Analysis of the model suggested that, contrary to widespread opinion, the degree of currency substitutability had little effect on equilibrium price levels and exchange rates except in the limiting case of perfect substitutability. But, by increasing the likelihood of exchange rate and price indeterminacy and the related problem of the existence of `sunspot' equilibria, increased currency substitutability could make management of fixed exchange rates more difficult.
Woodford argued that this cast considerable doubt on the wisdom of evolutionary approaches towards fixed exchange rates in Europe, based on the removal of all restrictions on intra-EC currency substitution and competition, as advocated by the UK Treasury. Movement towards markedly greater currency substitutability would be likely to increase the scope for speculative instabilities in exchange rates and corresponding fluctuations in price levels. In so far as currency competition resulted in lower rates of monetary growth, as the UK government argues, this in itself could make exchange rates and prices more unstable, owing to the greater scope for `sunspot' equilibria when monetary policies are contractionary. Rather than resulting in a natural, unplanned evolution towards fixed exchange rates, as the UK Treasury argues, too great a degree of currency substitutability is likely to make a system of fixed exchange rates harder and perhaps impossible to manage. In so far as Stage One of the Delors process towards EMU leads to a substantial increase in currency substitution, the adoption of a single currency may actually become necessary in order to preserve even the degree of monetary stability achieved under the current EMS.
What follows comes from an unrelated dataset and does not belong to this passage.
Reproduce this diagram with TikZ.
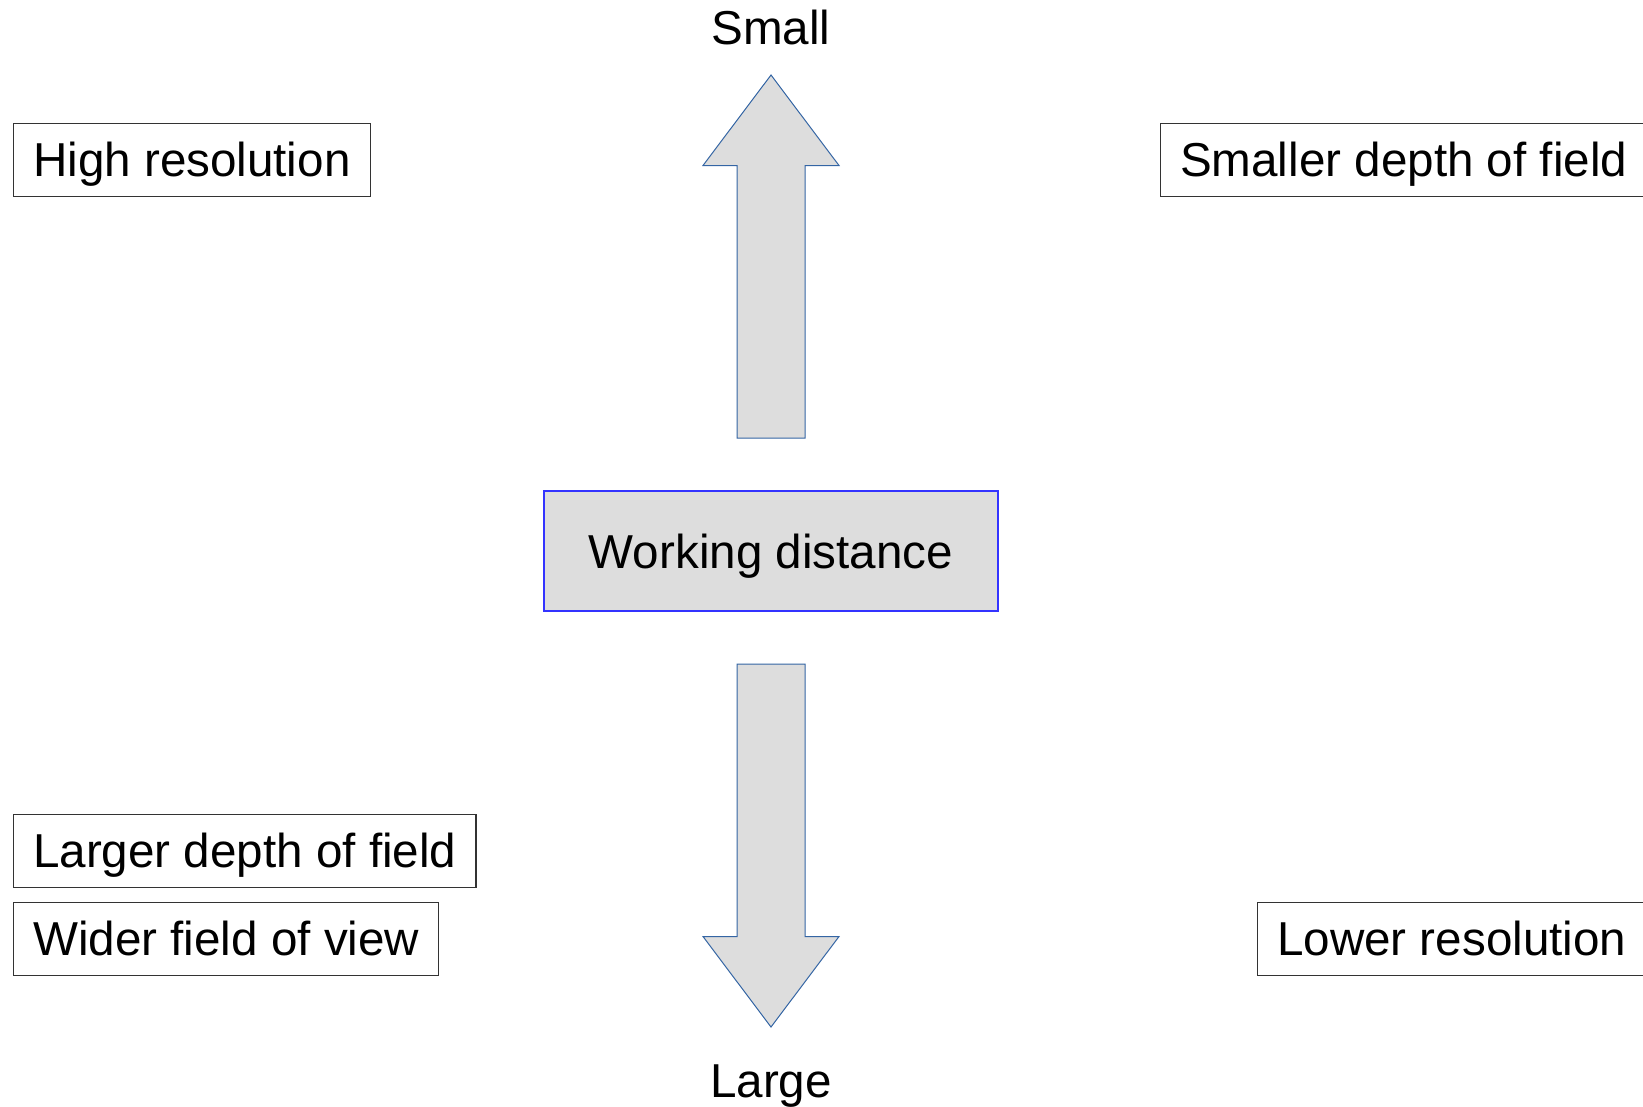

Niels Thygesen (Kobenhavn Universitet) concluded the workshop by discussing policy-makers' perceptions of the problems that may be created by increased substitution between European currencies. While governments and central banks are seriously concerned about the disruptive effects of currency substitution and the consequent problems for the management of monetary aggregates, most of the work of the Delors Committee, of which Thygesen had been a member, had concentrated on the process of Economic and Monetary Union and appropriate policies by member countries to sustain it. Research on currency substitution would become extremely useful to European policy-makers as the various stages in the process of monetary integration are more precisely defined.